October marks National Breast Cancer Awareness Month -- its goals are to raise awareness of breast cancer and raise funds for research to learn more about causes, prevention, and cures. In honor of National Breast Cancer Awareness Month, find out how to do a breast self-exam and why it’s so important.
Early detection is key
It’s important to examine your breasts on a regular basis to locate any potential abnormalities -- this could be unusual lumps or bumps. Why? Because it’s estimated that 20 percent of breast cancers are identified during routine breast self-exams when a woman notices that something is off. And since women in their 20s, 30s, and 40s are discouraged from getting yearly mammograms, this makes breast self-exams even more critical, given they are the only diagnostic tool that can be used to detect breast cancer.
Take control of your health by examining your breasts on a monthly basis to ensure there are no concerning symptoms.
Breast self-exams are as easy as one, two, and three…
If you’ve never done a breast self-exam before, don’t worry -- it’s easy, and only involves four steps. You should do a breast self-exam the week following your period. Why? Because that’s when breast tissue is its smoothest.

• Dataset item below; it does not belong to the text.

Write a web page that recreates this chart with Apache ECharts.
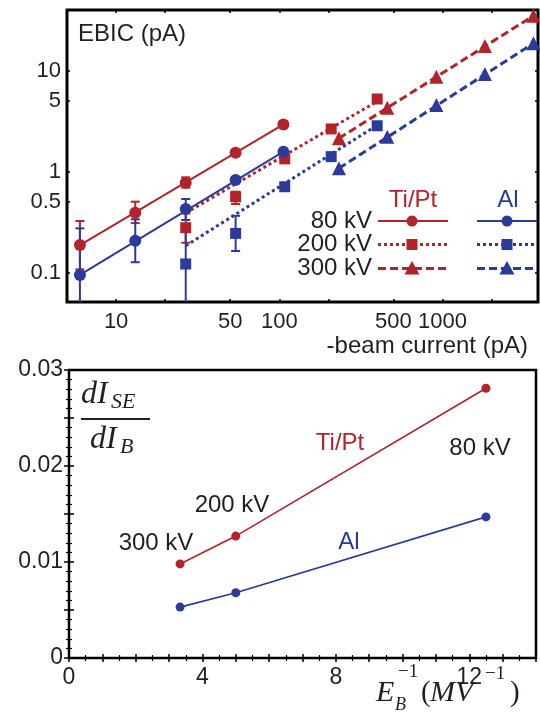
<!DOCTYPE html>
<html><head><meta charset="utf-8">
<script src="https://cdn.jsdelivr.net/npm/echarts@6/dist/echarts.min.js"></script>
<style>html,body{margin:0;padding:0;background:#fff}#c{width:540px;height:717px}</style>
</head><body><div id="c"></div>
<script>
// ---------- Top panel: EBIC (pA) vs -beam current (pA) ----------
const tiPt80 = [[6.0,0.188],[13.1,0.393],[26.7,0.778],[54,1.54],[106,2.94]];
const al80   = [[6.0,0.095],[13.1,0.207],[26.7,0.427],[54,0.828],[106,1.58]];
const tiPt200 = [[26.7,0.279],[54,0.565],[108,1.34],[208,2.65],[398,5.25]];
const al200   = [[26.7,0.122],[54,0.245],[108,0.71],[208,1.41],[398,2.85]];
const tiPt300 = [[232,2.14],[459,4.3],[918,8.72],[1820,17.6],[3610,35]];
const al300   = [[232,1.08],[459,2.22],[918,4.57],[1820,9.27],[3610,18.7]];
// fitted lines (end points)
const tiPt80Fit  = [[6.0,0.188],[106,2.94]];
const al80Fit    = [[6.0,0.095],[106,1.58]];
const tiPt200Fit = [[26.7,0.39],[400,5.0]];
const al200Fit   = [[26.7,0.185],[400,2.9]];
const tiPt300Fit = [[232,2.14],[3610,35]];
const al300Fit   = [[232,1.08],[3610,18.7]];
// error bars [x, low, high]
const tiPt80Err  = [[6.0,0.108,0.325],[13.1,0.31,0.505],[26.7,0.695,0.88]];
const al80Err    = [[6.0,0.01,0.275],[13.1,0.127,0.338],[26.7,0.333,0.537]];
const tiPt200Err = [[26.7,0.198,0.387],[54,0.479,0.634]];
const al200Err   = [[26.7,0.01,0.275],[54,0.164,0.366]];
const topXTicks = [10,50,100,500,1000];
const topXMinor = [10,20,50,100,200,500,1000,2000];
const topYTicks = [0.1,0.5,1,5,10];

// ---------- Bottom panel: dI_SE/dI_B vs 1/E_B ----------
const invE = [3.33, 5.0, 12.5];
const tiPtSlope = [0.0098, 0.0127, 0.0281];
const alSlope   = [0.0053, 0.0068, 0.0147];

const RED = '#b3232a', BLUE = '#2b3a9b', TXT = '#231f20';
const FONT = "'Liberation Sans', Arial, Helvetica, sans-serif";
const SERIF = "'Liberation Serif', 'Times New Roman', serif";

function errItem(params, api){
  const x = api.value(0), lo = api.value(1), hi = api.value(2);
  const a = api.coord([x,hi]), b = api.coord([x,lo]);
  const st = {stroke: api.visual('color'), lineWidth: 2};
  const w = 4.5;
  return {type:'group', children:[
    {type:'line', shape:{x1:a[0],y1:a[1],x2:b[0],y2:b[1]}, style:st},
    {type:'line', shape:{x1:a[0]-w,y1:a[1],x2:a[0]+w,y2:a[1]}, style:st},
    {type:'line', shape:{x1:b[0]-w,y1:b[1],x2:b[0]+w,y2:b[1]}, style:st}
  ]};
}

const logX = (pos, show) => ({
  type:'log', gridIndex:0, position:pos, min:5, max:3850, logBase:10,
  axisLine:{show:false}, splitLine:{show:false}, minorTick:{show:false},
  axisTick:{show:true, inside:true, length:3, lineStyle:{color:'#000', width:1.5}, customValues: topXMinor},
  axisLabel:{show:show, customValues: topXTicks, color:TXT, fontFamily:FONT, fontSize:22, margin:9,
    formatter: v => String(Math.round(v))}
});
const logY = (pos, show) => ({
  type:'log', gridIndex:0, position:pos, min:0.0513, max:39.9, logBase:10,
  axisLine:{show:false}, splitLine:{show:false}, minorTick:{show:false},
  axisTick:{show:true, inside:true, length:3, lineStyle:{color:'#000', width:1.5}, customValues: topYTicks},
  axisLabel:{show:show, customValues: topYTicks, color:TXT, fontFamily:FONT, fontSize:22, margin:6,
    formatter: v => String(Math.round(v*10)/10)}
});
const linX = (pos, show) => ({
  type:'value', gridIndex:1, position:pos, min:0, max:14, interval:1,
  axisLine:{show:false}, splitLine:{show:false},
  axisTick:{show:true, inside:true, length:4, lineStyle:{color:'#000', width:1.5}},
  minorTick:{show:true, splitNumber:2, length:3, lineStyle:{color:'#000', width:1.2}},
  axisLabel:{show:show, color:TXT, fontFamily:FONT, fontSize:23, margin:8, showMaxLabel:false,
    formatter: v => (Math.round(v) % 4 === 0 ? String(Math.round(v)) : '')}
});
const linY = (pos, show) => ({
  type:'value', gridIndex:1, position:pos, min:0, max:0.03, interval:0.005,
  axisLine:{show:false}, splitLine:{show:false},
  axisTick:{show:true, inside:true, length:5, lineStyle:{color:'#000', width:1.5}},
  minorTick:{show:true, splitNumber:5, length:3, lineStyle:{color:'#000', width:1.2}},
  axisLabel:{show:show, color:TXT, fontFamily:FONT, fontSize:23, margin:6,
    formatter: v => { const k = Math.round(v*1000); return k % 10 === 0 ? (k === 0 ? '0' : (k/1000).toFixed(2)) : ''; }}
});

function fit(data, color, dash, w){
  return {type:'line', xAxisIndex:0, yAxisIndex:0, data:data, symbol:'none', silent:true,
    lineStyle:{color:color, width:w, type:dash}, z:2};
}
function pts(data, color, sym, size){
  return {type:'scatter', xAxisIndex:0, yAxisIndex:0, data:data, symbol:sym, symbolSize:size,
    itemStyle:{color:color, opacity:1}, z:4};
}
function errs(data, color){
  return {type:'custom', xAxisIndex:0, yAxisIndex:0, data:data, renderItem:errItem, clip:true,
    itemStyle:{color:color}, z:3};
}

// legend drawing (decoration)
const legendG = [];
function txt(x,y,s,opt){ return {type:'text', x:x, y:y, style:Object.assign({text:s, fill:TXT, font:'24px '+FONT, textAlign:'center', textVerticalAlign:'middle'}, opt||{})}; }
function mtxt(x,y,s,font){ return {type:'text', x:x, y:y, style:{text:s, font:font, fill:TXT, textVerticalAlign:'middle'}}; }
legendG.push(txt(413,200,'Ti/Pt',{fill:RED}));
legendG.push(txt(508,200,'Al',{fill:BLUE}));
const rows = [{y:221,label:'80 kV',dash:null,w:2,sym:'circle'},{y:244.5,label:'200 kV',dash:[3,3],w:3,sym:'rect'},{y:268.5,label:'300 kV',dash:[8,4],w:3,sym:'tri'}];
rows.forEach(r=>{
  legendG.push(txt(372,r.y,r.label,{textAlign:'right'}));
  [[RED,378,448,412],[BLUE,477,537,507]].forEach(c=>{
    legendG.push({type:'line', shape:{x1:c[1],y1:r.y,x2:c[2],y2:r.y}, style:{stroke:c[0], lineWidth:r.w, lineDash:r.dash}});
    if(r.sym==='circle') legendG.push({type:'circle', shape:{cx:c[3],cy:r.y,r:5.5}, style:{fill:c[0]}});
    else if(r.sym==='rect') legendG.push({type:'rect', shape:{x:c[3]-5.5,y:r.y-5.5,width:11,height:11}, style:{fill:c[0]}});
    else legendG.push({type:'polygon', shape:{points:[[c[3],r.y-7.5],[c[3]+7.5,r.y+6],[c[3]-7.5,r.y+6]]}, style:{fill:c[0]}});
  });
});

const annot = [
  txt(78,34,'EBIC (pA)',{textAlign:'left'}),
  txt(528,346,'-beam current (pA)',{textAlign:'right'}),
  txt(156,543,'300 kV'),
  txt(232,505,'200 kV'),
  txt(340,443,'Ti/Pt',{fill:RED}),
  txt(480,448,'80 kV'),
  txt(349,542,'Al',{fill:BLUE}),
  // dI_SE / dI_B
  mtxt(81,395,'dI','italic 32px '+SERIF),
  mtxt(111,402,'SE','italic 22px '+SERIF),
  {type:'line', shape:{x1:81,y1:419,x2:150,y2:419}, style:{stroke:TXT, lineWidth:2}},
  mtxt(90,440,'dI','italic 32px '+SERIF),
  mtxt(120,447,'B','italic 22px '+SERIF),
  // E_B^-1 (MV^-1)
  mtxt(376,693,'E','italic 30px '+SERIF),
  mtxt(398,672,'\u22121','19px '+SERIF),
  mtxt(395,705,'B','italic 18px '+SERIF),
  mtxt(421,693,'(','29px '+SERIF),
  mtxt(430,693,'MV','italic 30px '+SERIF),
  mtxt(485,674,'\u22121','19px '+SERIF),
  mtxt(510,693,')','29px '+SERIF)
];

const option = {
  animation:false,
  backgroundColor:'#fff',
  textStyle:{fontFamily:FONT},
  grid:[
    {left:67, top:10, width:471, height:292, show:true, borderColor:'#000', borderWidth:3, backgroundColor:'transparent'},
    {left:69, top:370, width:467, height:288, show:true, borderColor:'#000', borderWidth:2.5, backgroundColor:'transparent'}
  ],
  xAxis:[logX('bottom',true), logX('top',false), linX('bottom',true), linX('top',false)],
  yAxis:[logY('left',true), logY('right',false), linY('left',true), linY('right',false)],
  series:[
    fit(tiPt80Fit, RED, 'solid', 2),
    fit(tiPt200Fit, RED, [3,3], 3),
    fit(tiPt300Fit, RED, [8,4], 3),
    errs(tiPt80Err, RED), errs(tiPt200Err, RED),
    pts(tiPt80, RED, 'circle', 12),
    pts(tiPt200, RED, 'rect', 11),
    pts(tiPt300, RED, 'triangle', 14),
    fit(al80Fit, BLUE, 'solid', 2),
    fit(al200Fit, BLUE, [3,3], 3),
    fit(al300Fit, BLUE, [8,4], 3),
    errs(al80Err, BLUE), errs(al200Err, BLUE),
    pts(al80, BLUE, 'circle', 12),
    pts(al200, BLUE, 'rect', 11),
    pts(al300, BLUE, 'triangle', 14),
    {type:'line', xAxisIndex:2, yAxisIndex:2, data:invE.map((x,i)=>[x,tiPtSlope[i]]), symbol:'circle', symbolSize:9,
      itemStyle:{color:RED}, lineStyle:{color:RED, width:1.6}},
    {type:'line', xAxisIndex:2, yAxisIndex:2, data:invE.map((x,i)=>[x,alSlope[i]]), symbol:'circle', symbolSize:9,
      itemStyle:{color:BLUE}, lineStyle:{color:BLUE, width:1.6}}
  ],
  graphic: legendG.concat(annot)
};
const chart = echarts.init(document.getElementById('c'), null, {renderer:'canvas'});
chart.setOption(option);
</script>
</body></html>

The first step is to stand in front of a full-length mirror. You should be topless with your shoulders straight and your arms down at your sides. Then view each breast in the mirror, and also look directly down at them. Examine your breasts for unusual swelling, redness, puckering, or dimpling. If you notice any of these signs, then schedule an appointment with your gynecologist.
The next step involves raising your arms over your head and then examining your breasts both in the mirror and by looking directly down at them. Again, look for any unusual swelling, redness, puckering or dimpling of the skin.
For step 3, you should gently squeeze each nipple, making sure no fluid or blood comes out. If you notice any unusual fluid or blood, schedule an appointment with your gynecologist.
The last step is checking your breasts for any unusual lumps, bulges, or bumps. Use a firm touch, and start at the nipple. Then move in larger and larger circles until you reach your cleavage and chest. You’ll also want to check under your underarms.
Once again, if you notice anything unusual, including changes in size and shape, texture, pain or tenderness, lumps and bumps, discharge, or thickening of the breast, you should schedule an appointment with your gynecologist right away.